Vainqueur ensuite à Wimbledon, le Suisse est maintenant le champion le plus titré de l'histoire avec 16 titres du Grand Chelem. On pourrait croire qu'il n'a plus rien à gagner, mais il n'entend pas ralentir. Numéro un mondial pendant 284 semaines, il égalerait le record de Pete Sampras (286) en maintenant son rang à la fin du tournoi. Il devra toutefois faire mieux que Nadal, ou perdre la finale contre l'Espagnol, pour conserver le premier rang. Federer pourrait aussi devenir le premier joueur en 18 ans à remporter les deux premiers tournois du Grand Chelem d'une saison.

«Je suis plus détendu, c'est certain, mais la pression est toujours là et c'est bien comme ça, a-t-il estimé. Je me sens bien. Avoir gagné ici me donne une confiance sur cette surface que je n'avais peut-être pas avant, même si j'avais joué de bons matchs.

Battu le week-end dernier à Madrid par Nadal, Federer reconnaît dans l'Espagnol son principal adversaire. «Notre rivalité est la plus importante du tennis, c'est vrai, a-t-il convenu. Chacun de nos matchs est intéressant, quel que soit l'endroit. Nous avons été un an sans nous affronter et cela m'a manqué.

«Peut-être nous affronterons-nous à nouveau dans deux semaines (en finale), peut-être devrons-nous attendre encore un an. On ne sait jamais, le tableau est très relevé et tous les joueurs que nous affrontons rêvent de nous battre.»

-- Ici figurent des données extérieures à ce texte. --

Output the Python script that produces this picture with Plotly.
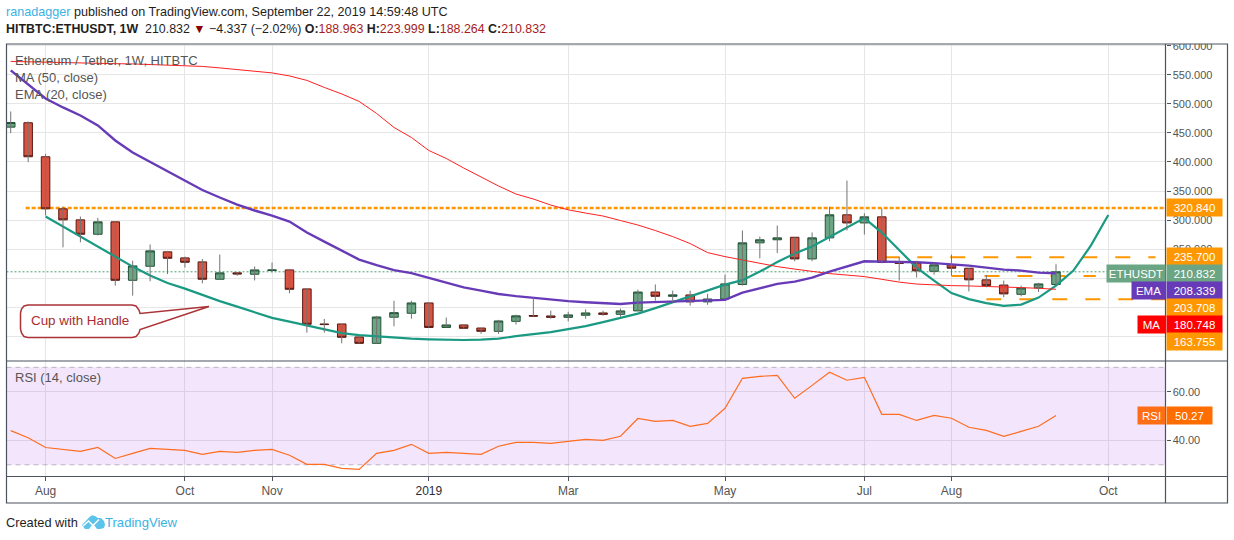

Nadal a retrouvé son invincibilité

Malgré son titre de 2009 et son statut de première tête de série, Federer n'est pas le favori du tournoi. Le quadruple champion Rafael Nadal est de retour en pleine forme et il a retrouvé ce printemps son invincibilité sur la terre battue. C'est donc dans ses meilleures dispositions qu'il retrouve Paris.

«C'est l'une des plus belles villes que je connaisse et c'est un grand plaisir de revenir à Roland Garros. J'ai été 11 mois sans gagner, mais là, je viens de gagner trois titres très importants pour moi (Monte-Carlo, Rome et Madrid). Je voulais absolument regagner un tournoi et j'ai été plus détendu après Monte-Carlo.»

Plus serein, Nadal n'entend pas pêcher par excès de confiance, surtout pas contre Federer, même s'il a dominé son rival dans la majorité de leurs derniers affrontements. «Ce n'est qu'en finale que je risque de le rencontrer et je ne suis jamais trop confiant en finale, quel que soit l'adversaire. Et lui est l'un des meilleurs joueurs de l'histoire, le meilleur selon moi. Alors, vous pensez bien que je ne serai pas trop confiant!»

La fiche éblouissante de l'Espagnol à Roland Garros - 31 victoires, une défaite - lui permet quand même d'afficher une certaine assurance. Un cinquième titre l'approcherait du record de six détenu par le Suédois Bjorn Borg.

Nadal a toutefois tenu à rappeler que le tournoi était ouvert et qu'il fallait aussi compter avec les conditions particulières du stade. «La terre battue est vraiment différente ici et il faut s'y habituer avec soin si on veut être à l'aise. Le vent est aussi très important, surtout sur le central. Quand on l'a de face, c'est difficile d'évaluer la longueur de ses coups. Heureusement, j'y ai joué souvent et je commence à m'y sentir bien...»

Les adversaires de Nadal apprécieront sûrement cette pointe d'ironie.